[Data section]

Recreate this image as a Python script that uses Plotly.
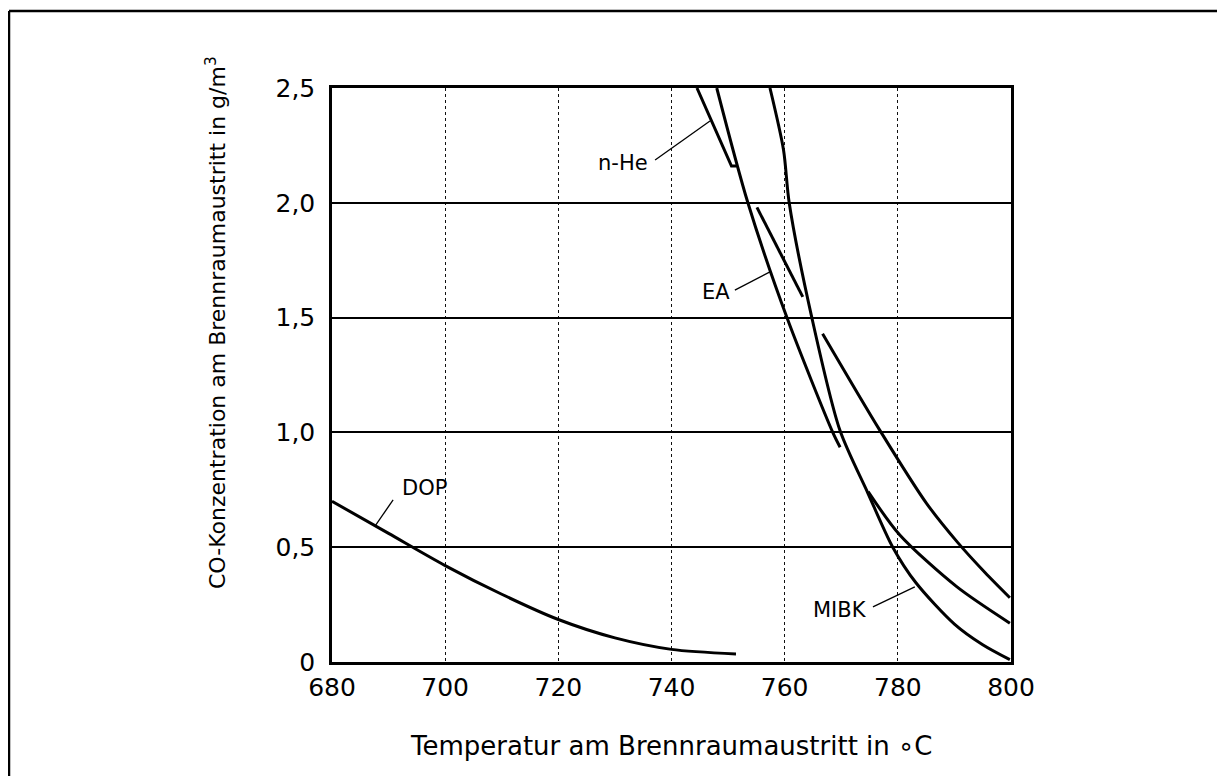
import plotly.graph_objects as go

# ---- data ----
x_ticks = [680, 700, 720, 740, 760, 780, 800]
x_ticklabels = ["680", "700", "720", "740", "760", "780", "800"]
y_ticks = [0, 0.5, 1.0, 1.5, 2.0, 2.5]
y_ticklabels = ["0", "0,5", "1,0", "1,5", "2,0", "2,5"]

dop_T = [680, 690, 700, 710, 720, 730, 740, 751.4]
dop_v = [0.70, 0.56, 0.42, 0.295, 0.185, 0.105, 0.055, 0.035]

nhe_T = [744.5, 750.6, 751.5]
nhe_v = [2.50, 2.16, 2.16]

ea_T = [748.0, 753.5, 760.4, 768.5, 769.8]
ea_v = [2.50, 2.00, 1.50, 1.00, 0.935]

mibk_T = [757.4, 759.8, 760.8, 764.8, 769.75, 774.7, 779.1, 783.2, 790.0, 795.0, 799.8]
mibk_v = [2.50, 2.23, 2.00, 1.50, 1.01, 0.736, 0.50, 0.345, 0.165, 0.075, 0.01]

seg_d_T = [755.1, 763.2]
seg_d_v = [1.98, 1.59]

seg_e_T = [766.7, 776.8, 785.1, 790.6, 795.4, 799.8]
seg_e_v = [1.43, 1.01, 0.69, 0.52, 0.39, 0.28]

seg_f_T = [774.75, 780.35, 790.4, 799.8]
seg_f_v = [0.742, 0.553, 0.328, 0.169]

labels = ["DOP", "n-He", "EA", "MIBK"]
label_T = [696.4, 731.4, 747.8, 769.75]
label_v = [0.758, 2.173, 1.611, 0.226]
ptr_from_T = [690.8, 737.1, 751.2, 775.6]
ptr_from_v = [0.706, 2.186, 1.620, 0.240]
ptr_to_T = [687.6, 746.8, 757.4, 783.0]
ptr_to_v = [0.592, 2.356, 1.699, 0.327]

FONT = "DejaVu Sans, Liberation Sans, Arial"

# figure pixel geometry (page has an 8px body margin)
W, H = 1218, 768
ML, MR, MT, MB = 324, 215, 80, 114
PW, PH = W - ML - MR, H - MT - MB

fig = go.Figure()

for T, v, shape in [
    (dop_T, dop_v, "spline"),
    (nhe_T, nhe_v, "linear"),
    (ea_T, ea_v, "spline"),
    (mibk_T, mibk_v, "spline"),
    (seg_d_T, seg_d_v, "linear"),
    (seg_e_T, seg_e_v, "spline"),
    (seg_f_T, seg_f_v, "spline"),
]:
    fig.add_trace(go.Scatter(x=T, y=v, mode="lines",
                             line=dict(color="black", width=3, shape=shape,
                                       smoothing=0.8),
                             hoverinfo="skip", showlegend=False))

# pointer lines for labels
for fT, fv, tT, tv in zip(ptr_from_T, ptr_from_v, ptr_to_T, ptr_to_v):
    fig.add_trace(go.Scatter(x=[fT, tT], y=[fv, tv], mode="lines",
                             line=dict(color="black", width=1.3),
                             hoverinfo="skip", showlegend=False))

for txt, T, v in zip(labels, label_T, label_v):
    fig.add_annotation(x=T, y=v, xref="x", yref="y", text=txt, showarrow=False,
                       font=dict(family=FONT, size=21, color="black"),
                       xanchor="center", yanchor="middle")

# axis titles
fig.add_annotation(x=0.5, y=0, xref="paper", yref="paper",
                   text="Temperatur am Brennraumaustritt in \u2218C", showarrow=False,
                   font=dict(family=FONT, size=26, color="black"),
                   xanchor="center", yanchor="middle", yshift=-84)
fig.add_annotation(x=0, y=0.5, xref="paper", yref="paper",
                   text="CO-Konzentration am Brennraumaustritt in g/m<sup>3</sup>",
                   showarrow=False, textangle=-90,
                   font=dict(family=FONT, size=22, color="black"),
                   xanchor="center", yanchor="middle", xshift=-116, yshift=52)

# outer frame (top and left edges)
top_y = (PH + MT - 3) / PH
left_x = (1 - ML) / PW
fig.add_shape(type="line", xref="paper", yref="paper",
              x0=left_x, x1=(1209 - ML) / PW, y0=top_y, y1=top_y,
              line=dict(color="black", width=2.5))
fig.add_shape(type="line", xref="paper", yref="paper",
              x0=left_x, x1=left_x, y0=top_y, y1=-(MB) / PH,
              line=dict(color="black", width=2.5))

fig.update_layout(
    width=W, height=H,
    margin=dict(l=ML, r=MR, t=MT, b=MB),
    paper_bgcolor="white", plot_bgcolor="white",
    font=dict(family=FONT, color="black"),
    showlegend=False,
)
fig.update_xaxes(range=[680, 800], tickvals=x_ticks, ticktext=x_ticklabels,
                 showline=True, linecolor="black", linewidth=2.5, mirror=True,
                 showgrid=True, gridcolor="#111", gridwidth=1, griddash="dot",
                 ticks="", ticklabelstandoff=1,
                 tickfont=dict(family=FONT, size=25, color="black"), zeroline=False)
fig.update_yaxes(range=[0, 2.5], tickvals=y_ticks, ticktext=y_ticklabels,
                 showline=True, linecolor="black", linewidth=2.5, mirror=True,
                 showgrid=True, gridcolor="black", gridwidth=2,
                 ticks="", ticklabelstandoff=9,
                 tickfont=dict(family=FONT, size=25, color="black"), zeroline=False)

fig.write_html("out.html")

[Your task] Emit the lines of the material exactly, from its first line to the line containing "ea_v = [2.50, 2.00, 1.50, 1.00, 0.935]", inclusive; leave every picture out.

[Written answer]
Recreate this image as a Python script that uses Plotly.
import plotly.graph_objects as go

# ---- data ----
x_ticks = [680, 700, 720, 740, 760, 780, 800]
x_ticklabels = ["680", "700", "720", "740", "760", "780", "800"]
y_ticks = [0, 0.5, 1.0, 1.5, 2.0, 2.5]
y_ticklabels = ["0", "0,5", "1,0", "1,5", "2,0", "2,5"]

dop_T = [680, 690, 700, 710, 720, 730, 740, 751.4]
dop_v = [0.70, 0.56, 0.42, 0.295, 0.185, 0.105, 0.055, 0.035]

nhe_T = [744.5, 750.6, 751.5]
nhe_v = [2.50, 2.16, 2.16]

ea_T = [748.0, 753.5, 760.4, 768.5, 769.8]
ea_v = [2.50, 2.00, 1.50, 1.00, 0.935]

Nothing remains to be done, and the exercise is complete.